I’m so glad to hare that! It’s such a simple way to upcycle those leftover veggie parts 🙂
Hi, I was wondering if this broth and other FODMAP broths can be canned in a pressure canner
Hi Jan, I am not sure because I have not tried that myself. I’m not experience with a pressure canner, but would love to know how it turns out if you give it a try. 🙂
Delicious! But, cooking this down for 2.5 hours yielded maybe 2 cups of broth. It’s so concentrated that when I go to use it I think I’ll add water to each serving, maybe 1/2 c prepared broth and 1/2 c water for 1 c of final product. Thanks for sharing this!

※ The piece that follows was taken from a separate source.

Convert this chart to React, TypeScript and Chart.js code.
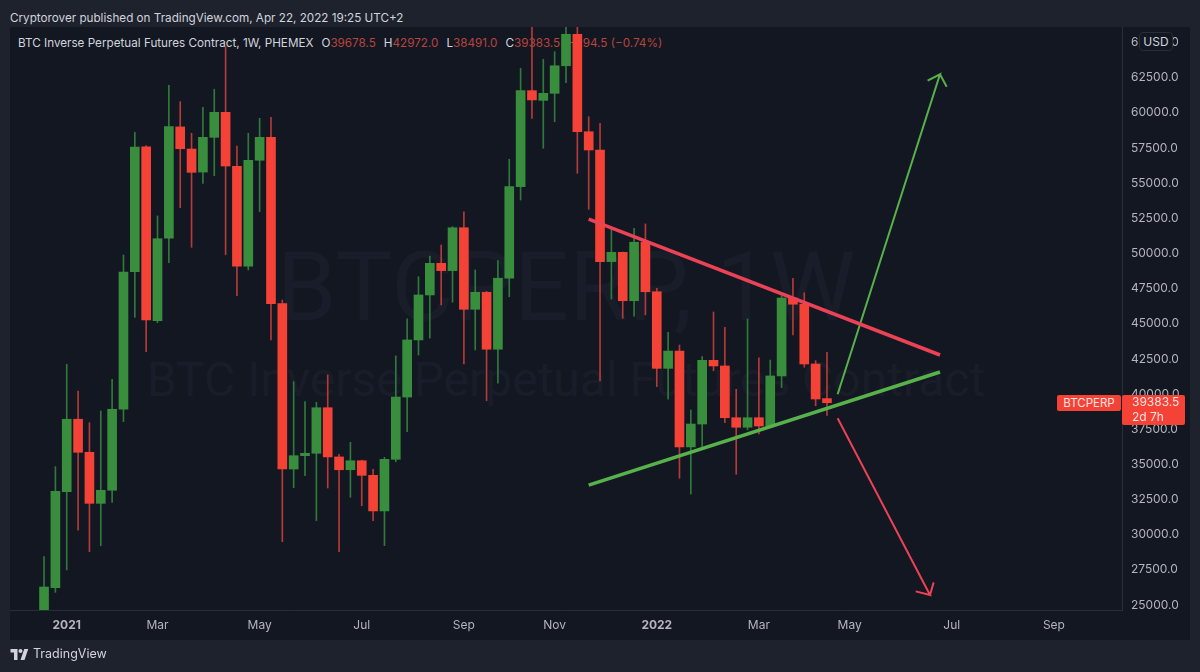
import { useEffect, useRef } from "react"
import Chart from "chart.js/auto"

// weekly candles, first one is the week before Christmas 2020
const opens = [
  23580, 26230, 33060, 38210, 35860, 32230, 33160, 38920, 48700, 57590,
  45220, 51080, 59000, 57430, 55790, 58260, 60040, 56200, 49090, 56630,
  58260, 46430, 34670, 35620, 35790, 39030, 35530, 34620, 35260, 34220,
  31690, 35360, 39790, 43850, 47050, 49300, 48780, 51830, 46030, 47240,
  43190, 48240, 54750, 61580, 60890, 61390, 63350, 65590, 58660, 57360,
  49420, 50080, 46640, 50800, 47280, 41830, 43060, 36240, 37870, 42400,
  42000, 38320, 37640, 38320, 37730, 41290, 46830, 46390, 42140, 39678.5,
]
const closes = [
  26280, 33090, 38210, 35860, 32230, 33160, 38920, 48680, 57570, 45270,
  51050, 59020, 57450, 55770, 58260, 60040, 56220, 49090, 56630, 58260,
  46430, 34670, 35620, 35790, 39030, 35530, 34620, 35260, 34220, 31690,
  35360, 39790, 43850, 47050, 49300, 48780, 51830, 46030, 47240, 43190,
  48240, 54750, 61580, 60920, 61390, 63350, 65590, 58660, 57360, 49420,
  50080, 46640, 50800, 47280, 41830, 43060, 36240, 37870, 42400, 42000,
  38320, 37640, 38320, 37730, 41290, 46830, 46390, 42140, 39650, 39383.5,
]
const highs = [
  28440, 34840, 42120, 40220, 37970, 38800, 41050, 49890, 58620, 57680,
  52670, 61960, 60800, 58550, 60400, 61680, 64710, 57640, 58550, 59610,
  59690, 46690, 40880, 39460, 39420, 41360, 35720, 36570, 35300, 34650,
  35500, 42710, 45360, 48350, 49820, 50600, 51910, 52970, 48830, 47300,
  49490, 56700, 63170, 66600, 63810, 64350, 67000, 67500, 59730, 59260,
  51720, 50100, 51790, 52100, 47520, 44390, 43490, 38870, 42660, 45840,
  44750, 40340, 45340, 42570, 42420, 46980, 48240, 47210, 42380, 42972,
]
const lows = [
  22510, 25900, 27490, 30330, 28790, 29220, 32300, 38040, 45460, 43010,
  45080, 49340, 53260, 50440, 54990, 55530, 49910, 47000, 48830, 52970,
  43850, 29500, 33340, 34200, 31000, 33320, 28790, 32660, 32060, 31000,
  29220, 35190, 37330, 42780, 43970, 46340, 46530, 42140, 43140, 39530,
  40770, 46930, 53800, 59610, 57480, 59370, 62150, 55700, 53140, 40930,
  46760, 45390, 45550, 45630, 40530, 39630, 34010, 32890, 36260, 41660,
  37970, 34300, 37450, 37160, 37660, 40450, 44200, 41910, 39170, 38491,
]

const priceTicks = [
  25000, 27500, 30000, 32500, 35000, 37500, 40000, 42500, 45000, 47500,
  50000, 52500, 55000, 57500, 60000, 62500, 65000,
]
const timeTicks = [2, 10, 19, 28, 37, 45, 54, 63, 71, 80, 89]
const timeLabels = ["2021", "Mar", "May", "Jul", "Sep", "Nov", "2022", "Mar", "May", "Jul", "Sep"]

// the hand drawn lines, x is the week number
const redTrend = [{ x: 48, y: 52450 }, { x: 78.96, y: 42780 }]
const greenTrend = [{ x: 48, y: 33530 }, { x: 78.96, y: 41570 }]
const greenArrow = [
  { x: 69.94, y: 39985 },
  { x: 78.96, y: 62740 },
  { x: 77.87, y: 62290 },
  { x: 78.96, y: 62740 },
  { x: 79.55, y: 61860 },
]
const redArrow = [
  { x: 69.94, y: 38280 },
  { x: 78.08, y: 25710 },
  { x: 76.82, y: 25970 },
  { x: 78.08, y: 25710 },
  { x: 78.4, y: 26610 },
]

const UP = "#388e3c"
const DOWN = "#f44336"
const UP_WICK = "#2f7a3a"
const DOWN_WICK = "#b53a38"
const RED_LINE = "#ec4256"
const GREEN_LINE = "#58b24b"
const FONT = "Inter, sans-serif"

export default function App() {
  const canvasRef = useRef<HTMLCanvasElement>(null)

  useEffect(() => {
    if (!canvasRef.current) return
    const candleColor = (up: string, down: string) => opens.map((o, i) => (closes[i] >= o ? up : down))

    const chart = new Chart(canvasRef.current, {
      type: "bar",
      data: {
        datasets: [
          {
            data: opens.map((o, i) => ({ x: i, y: [o, closes[i]] })),
            backgroundColor: candleColor(UP, DOWN),
            barThickness: 9,
            grouped: false,
            order: 2,
          },
          {
            data: opens.map((_, i) => ({ x: i, y: [lows[i], highs[i]] })),
            backgroundColor: candleColor(UP_WICK, DOWN_WICK),
            barThickness: 1,
            grouped: false,
            order: 3,
          },
          ...[
            { data: redTrend, color: RED_LINE, width: 3.5 },
            { data: greenTrend, color: GREEN_LINE, width: 3.5 },
            { data: greenArrow, color: GREEN_LINE, width: 2 },
            { data: redArrow, color: RED_LINE, width: 2 },
          ].map((line) => ({
            type: "line" as const,
            data: line.data,
            borderColor: line.color,
            borderWidth: line.width,
            pointRadius: 0,
            tension: 0,
            order: 1,
          })),
        ],
      },
      options: {
        responsive: false,
        animation: false,
        layout: { padding: { left: 10, top: 27, right: 10, bottom: 32 } },
        plugins: { legend: { display: false }, tooltip: { enabled: false } },
        scales: {
          x: {
            type: "linear",
            min: -3,
            max: 95,
            offset: false,
            grid: { display: false, drawTicks: false },
            border: { color: "#2a2e39" },
            afterBuildTicks: (scale) => {
              scale.ticks = timeTicks.map((value) => ({ value }))
            },
            afterFit: (scale) => {
              scale.height = 30
            },
            ticks: {
              autoSkip: false,
              maxRotation: 0,
              padding: 8,
              color: "#b2b5be",
              font: (ctx) => ({
                family: FONT,
                size: 12,
                weight: /^\d/.test(String(ctx.tick?.label)) ? "bold" : "normal",
              }),
              callback: (value) => timeLabels[timeTicks.indexOf(Number(value))],
            },
          },
          y: {
            position: "right",
            min: 24644,
            max: 66107,
            grid: { display: false, drawTicks: false },
            border: { color: "#2a2e39" },
            afterBuildTicks: (scale) => {
              scale.ticks = priceTicks.map((value) => ({ value }))
            },
            afterFit: (scale) => {
              scale.width = 68
            },
            ticks: {
              autoSkip: false,
              padding: 9,
              color: "#b2b5be",
              font: { family: FONT, size: 12 },
              callback: (value) => Number(value).toFixed(1),
            },
          },
        },
      },
    })

    return () => {
      chart.destroy()
    }
  }, [])

  const red = { color: "#b8443f" }

  return (
    <div style={{ position: "fixed", left: 0, top: 0, width: 1200, height: 672, overflow: "hidden", background: "#1e222d", fontFamily: FONT }}>
      <div style={{ position: "absolute", left: 10, top: 8, fontSize: 11.7, lineHeight: "20px", color: "#d1d4dc", whiteSpace: "nowrap" }}>
        Cryptorover published on TradingView.com, Apr 22, 2022 19:25 UTC+2
      </div>

      <div style={{ position: "absolute", left: 10, top: 27, width: 1180, height: 613, background: "#131722" }} />

      {/* watermark sits under the candles */}
      <div style={{ position: "absolute", left: 10, width: 1112, top: 232, textAlign: "center", fontFamily: "Roboto, sans-serif", fontSize: 96, lineHeight: "110px", color: "#191d29", whiteSpace: "nowrap" }}>
        BTCPERP, 1W
      </div>
      <div style={{ position: "absolute", left: 10, width: 1112, top: 350, textAlign: "center", fontFamily: "Roboto, sans-serif", fontSize: 48, lineHeight: "60px", color: "#191d29", whiteSpace: "nowrap" }}>
        BTC Inverse Perpetual Futures Contract
      </div>

      <div style={{ position: "absolute", left: 18, top: 34, fontSize: 11.7, lineHeight: "18px", color: "#d1d4dc", whiteSpace: "nowrap" }}>
        BTC Inverse Perpetual Futures Contract, 1W, PHEMEX
        <span style={{ marginLeft: 8 }}>O</span><span style={red}>39678.5</span>
        <span style={{ marginLeft: 8 }}>H</span><span style={red}>42972.0</span>
        <span style={{ marginLeft: 8 }}>L</span><span style={red}>38491.0</span>
        <span style={{ marginLeft: 8 }}>C</span><span style={red}>39383.5</span>
        <span style={{ ...red, marginLeft: 8 }}>−294.5 (−0.74%)</span>
      </div>

      <canvas ref={canvasRef} width={1200} height={672} style={{ position: "absolute", left: 0, top: 0 }} />

      <div style={{ position: "absolute", left: 1139, top: 32, width: 32, height: 17, lineHeight: "17px", textAlign: "center", fontSize: 12, color: "#d1d4dc", background: "#131722", border: "1px solid #2a2e39", borderRadius: 4 }}>
        USD
      </div>

      <div style={{ position: "absolute", left: 1057, top: 395, width: 64, height: 16, lineHeight: "16px", textAlign: "center", fontSize: 11.5, color: "#fbe3e1", background: DOWN, borderRadius: 2 }}>
        BTCPERP
      </div>
      <div style={{ position: "absolute", left: 1122, top: 395, width: 53, height: 30, paddingLeft: 10, fontSize: 12, lineHeight: "14.5px", color: "#fbe3e1", background: DOWN, borderRadius: 2 }}>
        39383.5
        <br />
        2d 7h
      </div>

      <svg style={{ position: "absolute", left: 10, top: 649 }} width="19" height="11" viewBox="0 0 36 22" fill="#d1d4dc">
        <path d="M14 22H7V7H0V0h14v22zM28 22h-8l7.5-22h8L28 22z" />
        <circle cx="20" cy="4" r="4" />
      </svg>
      <div style={{ position: "absolute", left: 33, top: 645, fontSize: 12.5, lineHeight: "18px", color: "#d1d4dc", whiteSpace: "nowrap" }}>
        TradingView
      </div>
    </div>
  )
}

Great idea! I am so glad you like it! 🙂 It really adds so much flavor 🙂
Lots of recipies on this site are not low fodmap. For example honey, almonds, humans, and blackberries. These recipies are only partially low fodmap. For the most recent research on the low fodmap groups check out the Macintosh university low fodmap diet ap. There are four groups that make up the low fodmap diet. Some people are sensitive to all of them, like me. Your veg broth recipie recipe was great.
Humans… pecans? And did you mean the Monash app?
Hi Rebecca! I am aware that many of the recipes here are not low FODMAP. I didn’t begin following a low FODMAP learning diet until 3 years after writing this blog!! That being said, I have a low FODMAP category where I have separated out recipes that are low FODMAP or lower in FODMAP (things I tolerate). I have preface that by noting that my information is based on the Monash University guidelines, which are constantly changing. I attempt to stay as up to date as possible, but because I am human some things do slip through. Thanks for the feedback and for reading!
that ice cube tray idea is genius! I never have the patience to make my own broth, but when you can save extras..it makes sense!
xoxo Sarah Grace, Fresh Fit N Healthy.
Thanks, Sarah! It’s so handy to have on hand 🙂
Ah! This came at the perfect time! I have some veggie scraps I’ve been wanting to use to make a vegetable broth but I wasn’t sure what herbs and spices to add as well as how long to simmer the broth. Thank you!
Welcome to the Recipe Redux! Thanks for sharing this awesome vegetable broth recipe, looks great!
Thanks, Sonali!! 🙂
what a great way to use up veggie scraps. I will have to try this!
Yes! It’s so great to be able to repurpose a few things 🙂
Yay – welcome to the Recipe Redux!!! This looks like a perfect option for low FODMAP – and I love saving my veggie scraps for higher purposes.
Thanks, Marisa!! 🙂 It’s great to be able to make my own broth and control the ingredients I put in AND it’s great to repurpose my scraps!! Win Win!
Perfect timing! I’m preparing to do a Low FODMAP elimination diet to search for the culprits that are causing my abdominal issues and making vegetable stock was top of my list. I wouldn’t have thought to put zucchini or other veggie scraps in it though. Thanks.
Good luck, Glenda!!! I hope it works for you 🙂
First off, welcome aboard! I use Trader Joe’s low sodium veggie broth all the time so it’s about time I start making my own – thanks for this recipe 🙂
Thank you, Deanna!! So happy to be part of the group!! You can totally make your own broth…so simple!! (and tasty!)